## The problem
Within the data that follows, how many lines carry the string "React"? Give the number alone.

________________________________________

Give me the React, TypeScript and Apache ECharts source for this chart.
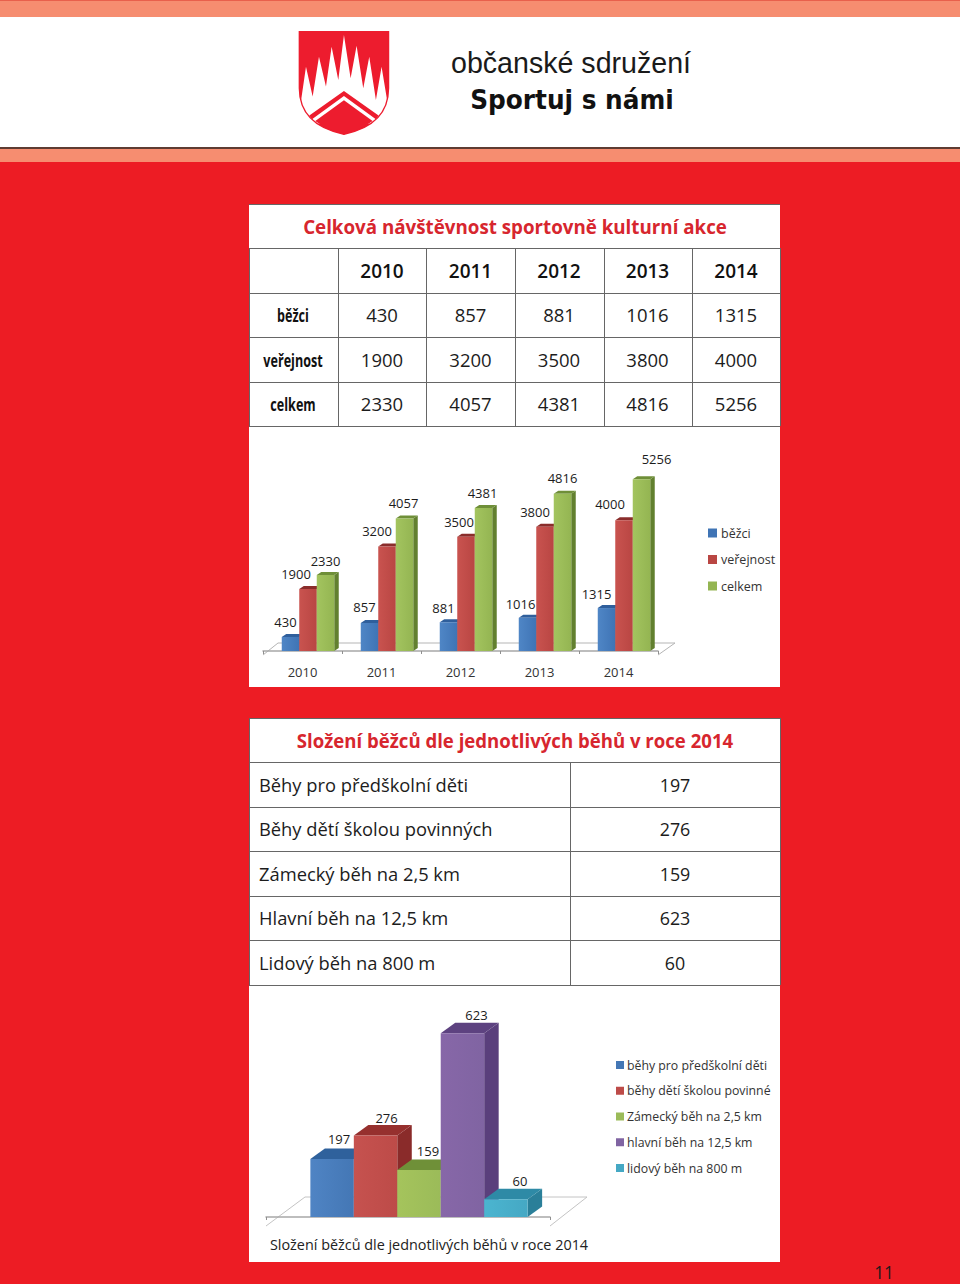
import React, { useEffect, useRef } from "react";
import * as echarts from "echarts";

const years = ["2010", "2011", "2012", "2013", "2014"];
const runners = [430, 857, 881, 1016, 1315];
const publicVisitors = [1900, 3200, 3500, 3800, 4000];
const totals = [2330, 4057, 4381, 4816, 5256];
const rowNames = ["běžci", "veřejnost", "celkem"];

const title1 = "Celková návštěvnost sportovně kulturní akce";
const title2 = "Složení běžců dle jednotlivých běhů v roce 2014";
const raceNames = ["Běhy pro předškolní děti", "Běhy dětí školou povinných", "Zámecký běh na 2,5 km", "Hlavní běh na 12,5 km", "Lidový běh na 800 m"];
const raceLegend = ["běhy pro předškolní děti", "běhy dětí školou povinné", "Zámecký běh na 2,5 km", "hlavní běh na 12,5 km", "lidový běh na 800 m"];
const raceValues = [197, 276, 159, 623, 60];

const FONT = "'Open Sans'";
const RED = "#ed1c24";
const LINE = "#666666";

// [front light, front dark, side, cap]
const c1 = [
  ["#4f86c6", "#3f74b5", "#2b5589", "#2f5f9c"],
  ["#c9534f", "#b94643", "#7f2b29", "#8a2d2b"],
  ["#a3c45f", "#94b552", "#62802f", "#6f8f38"],
];
const c2 = [
  ["#4f84c4", "#4477b5", "#2c5a94", "#2f619c"],
  ["#c6524f", "#bd4b48", "#8a2b2a", "#96302e"],
  ["#a5c45c", "#9bbb59", "#6b8a35", "#6f9038"],
  ["#8767a8", "#8064a2", "#5a3f7c", "#5d4280"],
  ["#4bb5d0", "#45a8c4", "#2a7f99", "#2e8aa6"],
];

// label nudges relative to the bar's top centre, in pixels
const nudge1 = [
  [[-5, -15], [-5, -16], [-5, -14], [-7, -14], [-10, -14]],
  [[-12, -15], [-10, -15], [-7, -15], [-10, -15], [-14, -16]],
  [[0, -14], [-1, -15], [-1, -15], [0, -16], [15, -20]],
];
const nudge2 = [[7, -20], [11, -18], [9, -19], [14, -18], [14, -18]];

function bar3d(api: any, x0: number, w: number, dx: number, dy: number, v: number, cols: string[], label: string, n: number[], fs: number) {
  const top = api.coord([0, v])[1];
  const bot = api.coord([0, 0])[1];
  const x1 = x0 + w;
  return {
    type: "group",
    children: [
      { type: "polygon", shape: { points: [[x1, top], [x1 + dx, top - dy], [x1 + dx, bot - dy], [x1, bot]] }, style: { fill: cols[2] } },
      { type: "polygon", shape: { points: [[x0, top], [x0 + dx, top - dy], [x1 + dx, top - dy], [x1, top]] }, style: { fill: cols[3] } },
      {
        type: "rect",
        shape: { x: x0, y: top, width: w, height: bot - top },
        style: {
          fill: { type: "linear", x: 0, y: 0, x2: 1, y2: 0, colorStops: [{ offset: 0, color: cols[0] }, { offset: 1, color: cols[1] }] },
        },
      },
      {
        type: "text",
        z2: 100,
        style: {
          text: label,
          x: x0 + w / 2 + n[0],
          y: top + n[1],
          textAlign: "center",
          textVerticalAlign: "middle",
          fontFamily: FONT,
          fontSize: fs,
          fill: "#1c1c1c",
        },
      },
    ],
  };
}

function series1(name: string, values: number[], idx: number) {
  return {
    type: "custom",
    name,
    xAxisIndex: 0,
    yAxisIndex: 0,
    z: 10,
    itemStyle: { color: c1[idx][1] },
    data: values.map((v, i) => [i, v]),
    renderItem: (_p: any, api: any) => {
      const i = api.value(0);
      const v = api.value(1);
      const cx = api.coord([i, 0])[0];
      const w = api.size([1, 0])[0] * 0.2215;
      const x0 = cx + 5.5 - 1.5 * w + idx * w;
      return bar3d(api, x0, w, 4.5, 3, v, c1[idx], String(v), nudge1[idx][i], 13);
    },
  };
}

function series2(name: string, value: number, idx: number) {
  return {
    type: "custom",
    name,
    xAxisIndex: 1,
    yAxisIndex: 1,
    z: 10,
    itemStyle: { color: c2[idx][1] },
    data: [[0, value]],
    renderItem: (_p: any, api: any) => {
      const v = api.value(1);
      const cx = api.coord([0, 0])[0];
      const w = api.size([1, 0])[0] * 0.153;
      const x0 = cx + 11 - 2.5 * w + idx * w;
      return {
        ...bar3d(
          { coord: (p: number[]) => api.coord([0, p[1]]) },
          x0, w, 14.5, 10.5, v, c2[idx], String(v), nudge2[idx], 13,
        ),
      };
    },
  };
}

const shieldPath = "M28 20 L296 20 L296 190 Q296 300 162 328 Q28 300 28 190 Z";
echarts.graphic.registerShape("shield", echarts.graphic.extendPath(shieldPath, {}) as any);
echarts.graphic.registerShape("shieldBase", echarts.graphic.extendPath("M162 226 L248 288 Q205 320 162 328 Q118 320 76 288 Z", {}) as any);

function rect(x: number, y: number, w: number, h: number, fill: string) {
  return { type: "rect", z: -10, shape: { x, y, width: w, height: h }, style: { fill } };
}
function ln(x1: number, y1: number, x2: number, y2: number, stroke = LINE, lineWidth = 1) {
  return { type: "line", z: -5, shape: { x1, y1, x2, y2 }, style: { stroke, lineWidth } };
}
function txt(text: string, x: number, y: number, fontSize: number, fill: string, opts: any = {}) {
  const { scaleX, fontWeight, textAlign, fontFamily } = opts;
  return {
    type: "text",
    z: -1,
    x,
    y,
    scaleX: scaleX ?? 1,
    style: {
      text,
      x: 0,
      y: 0,
      fill,
      fontSize,
      fontWeight: fontWeight ?? "normal",
      fontFamily: fontFamily ?? FONT,
      textAlign: textAlign ?? "center",
      textVerticalAlign: "middle",
    },
  };
}

const colX = [249, 338, 426, 515, 604, 692, 780];
const colC = [382, 470.5, 559, 647.5, 736];
const rows1 = [248, 293, 337, 382, 426];
const rowC1 = [315.5, 360, 404.5];
const rows2 = [762, 807, 851, 896, 940, 985];
const rowC2 = [784, 828.5, 873, 917.5, 962];

function graphics() {
  const table1 = [runners, publicVisitors, totals];
  const els: any[] = [
    rect(0, 0, 960, 1, "#e8604c"),
    rect(0, 1, 960, 16, "#f68d70"),
    rect(0, 17, 960, 130, "#ffffff"),
    rect(0, 147, 960, 2, "#5e3b32"),
    rect(0, 149, 960, 13, "#f68d70"),
    rect(249, 204, 531, 483, "#ffffff"),
    rect(249, 718, 531, 544, "#ffffff"),
    // logo
    {
      type: "group",
      x: 290,
      y: 25,
      scaleX: 1 / 3,
      scaleY: 1 / 3,
      z: -4,
      children: [
        { type: "shield", style: { fill: "#ed1c2e" } },
        {
          type: "polygon",
          shape: {
            points: [[33, 228], [48, 125], [68, 215], [87, 95], [108, 185], [125, 65], [145, 165], [162, 30], [182, 160], [200, 62], [220, 190], [238, 95], [258, 225], [275, 125], [292, 228], [290, 245], [262, 292], [162, 310], [62, 292], [34, 245]],
          },
          style: { fill: "#ffffff" },
        },
        { type: "polygon", shape: { points: [[162, 198], [266, 272], [258, 283], [162, 213], [66, 283], [58, 272]] }, style: { fill: "#ed1c2e" } },
        { type: "shieldBase", style: { fill: "#ed1c2e" } },
        { type: "shield", style: { fill: "none", stroke: "#ed1c2e", lineWidth: 4 } },
      ],
    },
    txt("občanské sdružení", 571, 63, 28.6, "#1a1a1a", { fontFamily: "'Liberation Sans'" }),
    txt("Sportuj s námi", 572, 100, 26, "#111111", { fontFamily: "'DejaVu Sans'", fontWeight: "bold", scaleX: 0.954 }),
    txt(title1, 515, 226, 20, "#d7262e", { fontWeight: "bold", scaleX: 0.938 }),
    txt(title2, 515, 740, 20, "#d7262e", { fontWeight: "bold", scaleX: 0.93 }),
    txt("11", 884, 1272, 19, "#1a1a1a", { scaleX: 0.9 }),
  ];
  // table 1 rules
  rows1.forEach((y) => els.push(ln(249, y + 0.5, 780, y + 0.5)));
  els.push(ln(249, 204.5, 780, 204.5));
  colX.forEach((x) => els.push(ln(x + 0.5, 248, x + 0.5, 426)));
  years.forEach((y, i) => els.push(txt(y, colC[i], 271, 19, "#111111", { fontWeight: 600 })));
  rowNames.forEach((n, r) => {
    els.push(txt(n, 293, rowC1[r], 17, "#111111", { fontWeight: "bold", scaleX: 0.74 }));
    table1[r].forEach((v, i) => els.push(txt(String(v), colC[i], rowC1[r] - 0.8, 18.5, "#1c1c1c")));
  });
  // table 2 rules
  rows2.forEach((y) => els.push(ln(249, y + 0.5, 780, y + 0.5)));
  els.push(ln(249, 718.5, 780, 718.5));
  [249, 780].forEach((x) => els.push(ln(x + 0.5, 718, x + 0.5, 985)));
  els.push(ln(570.5, 762, 570.5, 985));
  raceNames.forEach((n, r) => {
    els.push(txt(n, 259, rowC2[r], 19, "#1c1c1c", { textAlign: "left", scaleX: 0.965 }));
    els.push(txt(String(raceValues[r]), 675, rowC2[r], 19, "#1c1c1c", { scaleX: 0.94 }));
  });
  // chart floors
  els.push({ type: "polyline", z: -3, shape: { points: [[263, 655], [278, 643], [675, 643], [658, 655]] }, style: { stroke: "#b5b5b5", lineWidth: 1, fill: "none" } });
  els.push({ type: "polyline", z: -3, shape: { points: [[266, 1226], [305, 1197], [587, 1197], [550, 1226]] }, style: { stroke: "#c4c4c4", lineWidth: 1, fill: "none" } });
  return els;
}

export default function App() {
  const ref = useRef<HTMLDivElement>(null);
  useEffect(() => {
    document.body.style.margin = "0";
    const chart = echarts.init(ref.current!, undefined, { renderer: "svg" });
    const axisCommon = {
      type: "category",
      position: "bottom",
      z: 5,
      axisLine: { lineStyle: { color: "#a8a8a8", width: 1.5 } },
      axisTick: { show: true, length: 3, lineStyle: { color: "#8f8f8f" } },
    };
    chart.setOption({
      animation: false,
      backgroundColor: RED,
      graphic: { elements: graphics() },
      grid: [
        { left: 263, width: 395, top: 455, height: 196 },
        { left: 266, width: 284, top: 1010.5, height: 206.5 },
      ],
      xAxis: [
        {
          ...axisCommon,
          gridIndex: 0,
          offset: 4,
          data: years,
          axisLabel: { margin: 10, interval: 0, fontFamily: FONT, fontSize: 13, color: "#333" },
        },
        {
          ...axisCommon,
          gridIndex: 1,
          offset: 9,
          data: [title2],
          axisLabel: { margin: 11, interval: 0, fontFamily: FONT, fontSize: 14.4, color: "#222", padding: [0, 0, 0, 42] },
        },
      ],
      yAxis: [
        { type: "value", gridIndex: 0, min: 0, max: 6000, show: false },
        { type: "value", gridIndex: 1, min: 0, max: 700, show: false },
      ],
      legend: [
        {
          data: rowNames,
          orient: "vertical",
          left: 708,
          top: 525,
          padding: 0,
          itemGap: 10.5,
          itemWidth: 9,
          itemHeight: 9,
          icon: "rect",
          selectedMode: false,
          textStyle: { fontFamily: FONT, fontSize: 12.5, lineHeight: 16, color: "#333", padding: [0, 0, 0, -1] },
        },
        {
          data: raceLegend,
          orient: "vertical",
          left: 616,
          top: 1057,
          padding: 0,
          itemGap: 9.75,
          itemWidth: 8,
          itemHeight: 8,
          icon: "rect",
          selectedMode: false,
          textStyle: { fontFamily: FONT, fontSize: 12.3, lineHeight: 16, color: "#333", padding: [0, 0, 0, -2] },
        },
      ],
      series: [
        series1(rowNames[0], runners, 0),
        series1(rowNames[1], publicVisitors, 1),
        series1(rowNames[2], totals, 2),
        ...raceValues.map((v, i) => series2(raceLegend[i], v, i)),
      ],
    });
    return () => chart.dispose();
  }, []);
  return <div ref={ref} style={{ position: "absolute", left: 0, top: 0, width: 960, height: 1284 }} />;
}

________________________________________

## Complete answer
2